Bring together all lines of the material below that contain the string "this".

==== Available data ====

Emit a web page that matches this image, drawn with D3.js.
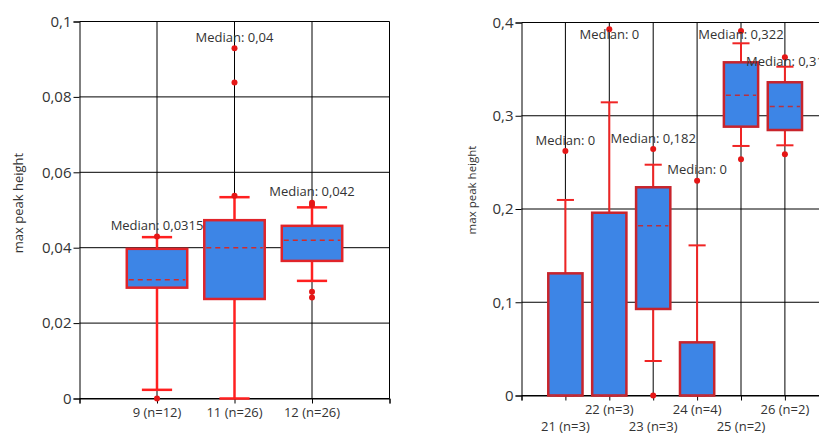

====
==== Available data ====

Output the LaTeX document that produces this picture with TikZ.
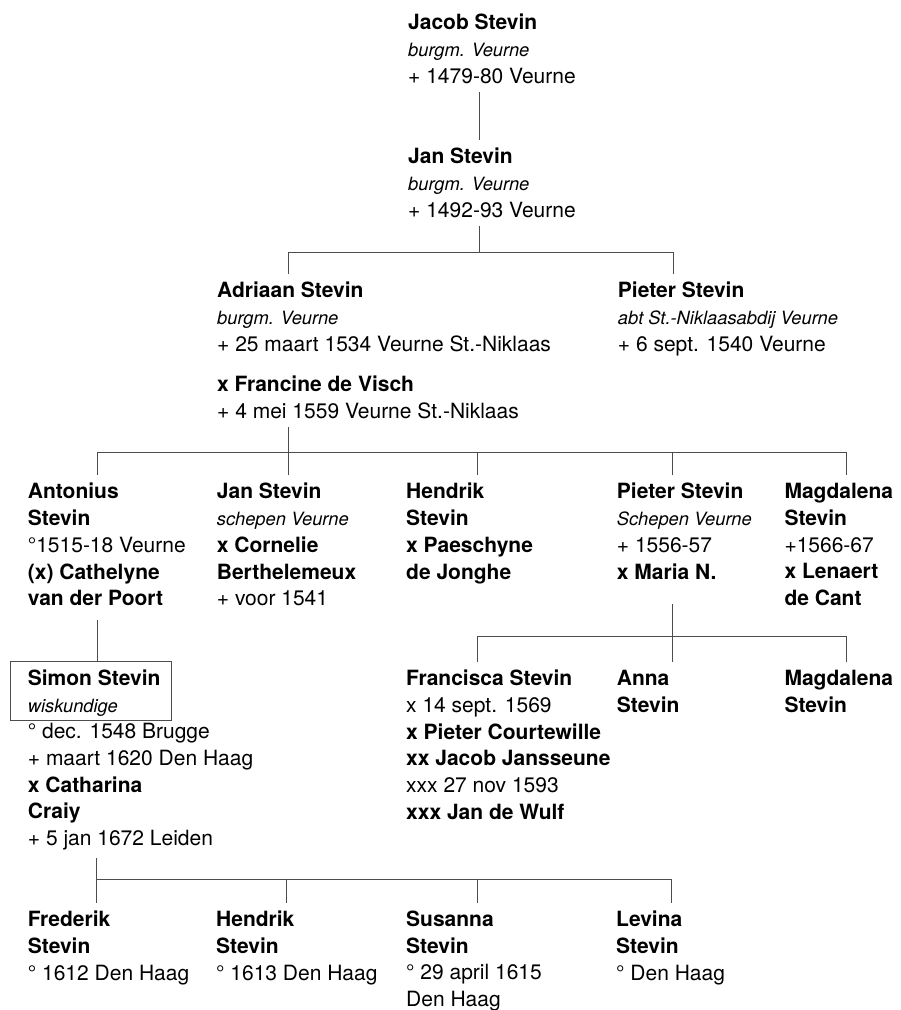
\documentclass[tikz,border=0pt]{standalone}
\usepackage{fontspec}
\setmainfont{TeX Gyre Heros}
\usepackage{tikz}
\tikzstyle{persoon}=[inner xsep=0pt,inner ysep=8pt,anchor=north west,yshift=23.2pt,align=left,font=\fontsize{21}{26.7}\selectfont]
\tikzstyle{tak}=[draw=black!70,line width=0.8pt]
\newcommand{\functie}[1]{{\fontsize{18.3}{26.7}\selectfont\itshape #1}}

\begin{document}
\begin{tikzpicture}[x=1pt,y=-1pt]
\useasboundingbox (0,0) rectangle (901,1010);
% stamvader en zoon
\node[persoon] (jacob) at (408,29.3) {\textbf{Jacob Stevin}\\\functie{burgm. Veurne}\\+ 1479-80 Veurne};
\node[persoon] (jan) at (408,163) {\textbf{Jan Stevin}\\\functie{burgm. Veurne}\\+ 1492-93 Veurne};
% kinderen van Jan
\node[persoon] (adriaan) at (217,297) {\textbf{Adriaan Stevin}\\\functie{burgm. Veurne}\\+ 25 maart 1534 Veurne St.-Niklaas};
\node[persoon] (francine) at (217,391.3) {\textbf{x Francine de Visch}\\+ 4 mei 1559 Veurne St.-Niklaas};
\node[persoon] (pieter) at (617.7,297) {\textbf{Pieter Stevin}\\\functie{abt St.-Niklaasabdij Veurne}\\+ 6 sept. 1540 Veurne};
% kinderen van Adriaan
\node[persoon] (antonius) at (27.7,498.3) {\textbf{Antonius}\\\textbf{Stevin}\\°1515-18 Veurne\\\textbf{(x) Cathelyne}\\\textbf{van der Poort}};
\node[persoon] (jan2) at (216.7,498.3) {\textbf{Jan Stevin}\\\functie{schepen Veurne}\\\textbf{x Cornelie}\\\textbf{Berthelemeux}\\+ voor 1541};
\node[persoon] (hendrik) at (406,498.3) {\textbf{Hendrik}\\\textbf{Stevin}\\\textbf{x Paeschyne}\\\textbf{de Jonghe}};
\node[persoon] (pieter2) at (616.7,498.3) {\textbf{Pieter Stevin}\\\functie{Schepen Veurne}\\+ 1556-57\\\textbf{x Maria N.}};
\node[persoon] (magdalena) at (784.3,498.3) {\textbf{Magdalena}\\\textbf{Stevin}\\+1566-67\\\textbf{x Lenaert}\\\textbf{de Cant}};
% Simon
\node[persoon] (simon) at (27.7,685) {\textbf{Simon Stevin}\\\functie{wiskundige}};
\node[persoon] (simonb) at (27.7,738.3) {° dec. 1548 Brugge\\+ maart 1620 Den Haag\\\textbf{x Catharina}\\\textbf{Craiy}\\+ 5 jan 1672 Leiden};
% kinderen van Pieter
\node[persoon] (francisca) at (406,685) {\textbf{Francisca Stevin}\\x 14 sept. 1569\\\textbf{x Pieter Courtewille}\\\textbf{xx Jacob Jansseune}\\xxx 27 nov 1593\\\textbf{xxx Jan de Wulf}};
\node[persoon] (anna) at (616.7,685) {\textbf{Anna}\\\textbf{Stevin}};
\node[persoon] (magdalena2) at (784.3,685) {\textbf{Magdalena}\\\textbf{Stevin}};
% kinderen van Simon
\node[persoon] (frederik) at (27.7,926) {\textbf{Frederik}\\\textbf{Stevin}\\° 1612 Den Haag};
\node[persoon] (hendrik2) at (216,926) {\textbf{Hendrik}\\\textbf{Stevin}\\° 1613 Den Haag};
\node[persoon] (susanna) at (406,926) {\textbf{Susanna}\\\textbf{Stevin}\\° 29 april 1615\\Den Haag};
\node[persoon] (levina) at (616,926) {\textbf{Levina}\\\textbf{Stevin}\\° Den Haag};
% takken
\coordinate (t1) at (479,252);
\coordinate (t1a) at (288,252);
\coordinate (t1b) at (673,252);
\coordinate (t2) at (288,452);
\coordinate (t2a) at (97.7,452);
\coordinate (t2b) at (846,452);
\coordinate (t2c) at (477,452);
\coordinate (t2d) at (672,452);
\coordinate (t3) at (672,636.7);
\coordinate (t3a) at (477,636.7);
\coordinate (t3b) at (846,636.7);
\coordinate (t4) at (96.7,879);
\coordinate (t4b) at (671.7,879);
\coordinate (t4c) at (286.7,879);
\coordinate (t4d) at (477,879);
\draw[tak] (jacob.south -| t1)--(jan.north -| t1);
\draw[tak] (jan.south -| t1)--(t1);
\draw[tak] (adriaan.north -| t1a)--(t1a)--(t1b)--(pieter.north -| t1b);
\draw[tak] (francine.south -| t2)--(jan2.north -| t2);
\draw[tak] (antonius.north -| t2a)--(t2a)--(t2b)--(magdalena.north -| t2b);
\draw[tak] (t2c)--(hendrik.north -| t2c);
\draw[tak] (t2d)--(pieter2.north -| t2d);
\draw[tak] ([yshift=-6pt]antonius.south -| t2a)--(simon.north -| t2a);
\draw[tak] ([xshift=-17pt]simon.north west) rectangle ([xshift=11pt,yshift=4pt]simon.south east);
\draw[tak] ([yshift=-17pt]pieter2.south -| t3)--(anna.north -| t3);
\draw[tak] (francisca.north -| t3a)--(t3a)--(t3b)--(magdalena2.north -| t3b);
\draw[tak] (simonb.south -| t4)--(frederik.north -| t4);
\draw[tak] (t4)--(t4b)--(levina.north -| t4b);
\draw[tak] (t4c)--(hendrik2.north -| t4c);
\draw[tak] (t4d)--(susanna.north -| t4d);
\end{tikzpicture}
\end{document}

====

== Correct result ==
Emit a web page that matches this image, drawn with D3.js.
Output the LaTeX document that produces this picture with TikZ.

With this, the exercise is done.